Zero Boys, Vicious Circle

Matt Boyd

Zero Boys, Vicious Circle [Secretly Canadian]

On January 20 Secretly Canadian re-released 1982’s Vicious Circle, Indianapolis’ Zero Boys’ influential and tasty punk platter, giving fresh ears the chance to hear what, in retrospect, was probably the foundation for the first perfect pop hardcore album.

The production is bright and loud with a sinister boom to the bottom end. This, along with the furious and intricate guitar riffs, serves to push the music beyond the limited scope of hardcore into the mainstream rock vein. In fact, most of the album sounds a lot like another band that successfully built a fanbase on harder roots carried into the mainstream. “Dirty Alleys/Dirty Minds” all but functions as a blueprint for Guns ‘n Roses’ “Welcome to the Jungle”, so much so that even Axl’s high-pitched whine is presaged in frontman Paul Mahern’s sneering admonishments that you “better run little boy, better run little girl… This ain’t the safe Midwest.” It’s the classic riches to rags, midwest ingénue travels to the coast story foretold a short five years before Appetite for Destruction came out. Track “Hightime” is the Donnas’ formula perfected before they were out of short pants and into shorter ones.

Zero Boys’ sound was formed when the NY and London scene and sound of punk was in full swing with plenty of material for new bands to refer to and build on.
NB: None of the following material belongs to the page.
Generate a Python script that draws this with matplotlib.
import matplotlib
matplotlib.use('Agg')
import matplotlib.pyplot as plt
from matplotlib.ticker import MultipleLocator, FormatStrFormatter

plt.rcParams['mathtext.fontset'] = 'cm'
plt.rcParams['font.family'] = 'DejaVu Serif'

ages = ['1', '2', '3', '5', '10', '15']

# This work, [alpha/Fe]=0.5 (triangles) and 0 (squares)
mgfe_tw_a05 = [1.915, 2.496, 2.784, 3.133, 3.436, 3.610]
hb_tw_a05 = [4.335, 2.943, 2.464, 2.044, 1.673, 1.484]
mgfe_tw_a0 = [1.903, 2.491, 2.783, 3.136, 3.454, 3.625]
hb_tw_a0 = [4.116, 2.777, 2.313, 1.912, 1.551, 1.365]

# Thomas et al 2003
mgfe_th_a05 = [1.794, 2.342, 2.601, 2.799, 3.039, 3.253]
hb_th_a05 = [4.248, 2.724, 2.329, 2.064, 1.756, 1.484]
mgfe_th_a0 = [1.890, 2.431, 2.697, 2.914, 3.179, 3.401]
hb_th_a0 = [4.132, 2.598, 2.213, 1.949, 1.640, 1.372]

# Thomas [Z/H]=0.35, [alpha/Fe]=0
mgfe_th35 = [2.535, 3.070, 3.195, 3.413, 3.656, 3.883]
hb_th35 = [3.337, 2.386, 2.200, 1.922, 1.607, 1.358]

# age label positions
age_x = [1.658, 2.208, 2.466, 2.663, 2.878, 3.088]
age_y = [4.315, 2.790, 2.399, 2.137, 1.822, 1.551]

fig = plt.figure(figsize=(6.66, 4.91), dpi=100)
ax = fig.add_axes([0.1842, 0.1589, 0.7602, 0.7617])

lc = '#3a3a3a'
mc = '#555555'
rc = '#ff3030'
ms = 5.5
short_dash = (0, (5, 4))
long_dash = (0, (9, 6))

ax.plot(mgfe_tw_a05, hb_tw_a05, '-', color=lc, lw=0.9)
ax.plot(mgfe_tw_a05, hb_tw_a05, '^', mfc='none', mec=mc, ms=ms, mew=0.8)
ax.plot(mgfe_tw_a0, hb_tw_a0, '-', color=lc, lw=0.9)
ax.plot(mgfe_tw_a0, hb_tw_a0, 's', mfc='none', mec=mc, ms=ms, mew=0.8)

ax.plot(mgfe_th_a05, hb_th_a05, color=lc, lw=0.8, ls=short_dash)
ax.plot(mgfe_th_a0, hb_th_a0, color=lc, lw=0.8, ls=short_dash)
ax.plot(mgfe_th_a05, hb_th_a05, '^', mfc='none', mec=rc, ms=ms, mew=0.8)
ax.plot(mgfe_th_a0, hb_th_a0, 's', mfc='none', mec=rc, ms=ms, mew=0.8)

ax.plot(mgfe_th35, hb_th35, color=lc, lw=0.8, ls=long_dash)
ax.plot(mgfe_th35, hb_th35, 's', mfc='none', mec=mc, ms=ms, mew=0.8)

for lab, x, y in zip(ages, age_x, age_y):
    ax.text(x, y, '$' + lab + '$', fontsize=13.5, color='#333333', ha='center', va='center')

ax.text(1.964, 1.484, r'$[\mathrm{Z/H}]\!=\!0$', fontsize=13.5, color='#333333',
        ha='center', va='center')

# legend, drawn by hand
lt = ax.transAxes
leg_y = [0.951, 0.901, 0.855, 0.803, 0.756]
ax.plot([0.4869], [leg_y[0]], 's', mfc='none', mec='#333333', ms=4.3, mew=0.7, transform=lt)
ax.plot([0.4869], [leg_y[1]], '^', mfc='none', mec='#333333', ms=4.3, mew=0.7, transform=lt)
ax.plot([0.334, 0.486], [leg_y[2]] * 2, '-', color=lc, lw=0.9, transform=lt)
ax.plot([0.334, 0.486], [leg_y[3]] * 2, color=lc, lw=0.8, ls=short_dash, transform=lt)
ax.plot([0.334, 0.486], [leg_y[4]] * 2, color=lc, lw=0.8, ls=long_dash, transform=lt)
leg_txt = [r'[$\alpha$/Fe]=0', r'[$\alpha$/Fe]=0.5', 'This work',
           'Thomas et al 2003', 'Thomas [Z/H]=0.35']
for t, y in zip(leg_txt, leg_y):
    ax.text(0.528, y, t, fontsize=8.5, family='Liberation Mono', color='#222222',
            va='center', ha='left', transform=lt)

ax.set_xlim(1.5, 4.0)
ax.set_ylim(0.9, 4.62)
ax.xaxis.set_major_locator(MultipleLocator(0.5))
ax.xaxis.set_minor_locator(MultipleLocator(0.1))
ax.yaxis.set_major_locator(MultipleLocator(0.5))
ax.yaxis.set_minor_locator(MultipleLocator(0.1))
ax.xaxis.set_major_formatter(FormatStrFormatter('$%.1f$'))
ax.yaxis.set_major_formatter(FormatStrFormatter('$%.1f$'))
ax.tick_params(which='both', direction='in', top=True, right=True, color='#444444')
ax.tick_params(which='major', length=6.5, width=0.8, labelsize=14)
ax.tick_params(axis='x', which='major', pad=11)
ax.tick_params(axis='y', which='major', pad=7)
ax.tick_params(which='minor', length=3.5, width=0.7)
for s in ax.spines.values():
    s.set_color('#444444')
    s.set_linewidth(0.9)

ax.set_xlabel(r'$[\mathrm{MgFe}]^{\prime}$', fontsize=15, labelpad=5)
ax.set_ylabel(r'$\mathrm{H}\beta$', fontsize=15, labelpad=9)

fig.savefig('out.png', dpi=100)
The West Coast DIY scene was just gaining a national touring and distribution foothold. The band rose out of this mélange to produce one of the most ferocious and at the same time rock-influenced hardcore records of the day.

Mahern was moved to kick the Aerosmith and start a punk band after discovering the Sex Pistols on the cover of rock rag Creem. It’s fitting, then, that this second re-release (it had already been re-pressed in 1988 by label Toxic Shock) should arrive hot in this latest flash of the ‘90s shoegaze/jangle pop pan, just as a slew of new musicians and fans are digging backwards, piecing together the influences of the greatest bands of the late eighties and early nineties they’ve only just heard.

With stellar releases from bands like Dillinger Four, Gaslight Anthem, and Against Me! All in this past year, can we, once the last jangle’s ring has faded from the current reinvention of the ‘90s pop canon, expect someone to come along and, as Against Me! titled one of their albums, try their hand at reinventing Axl Rose?

Vicious Circle gives a damn good reason go ahead and push that cycle through one more time.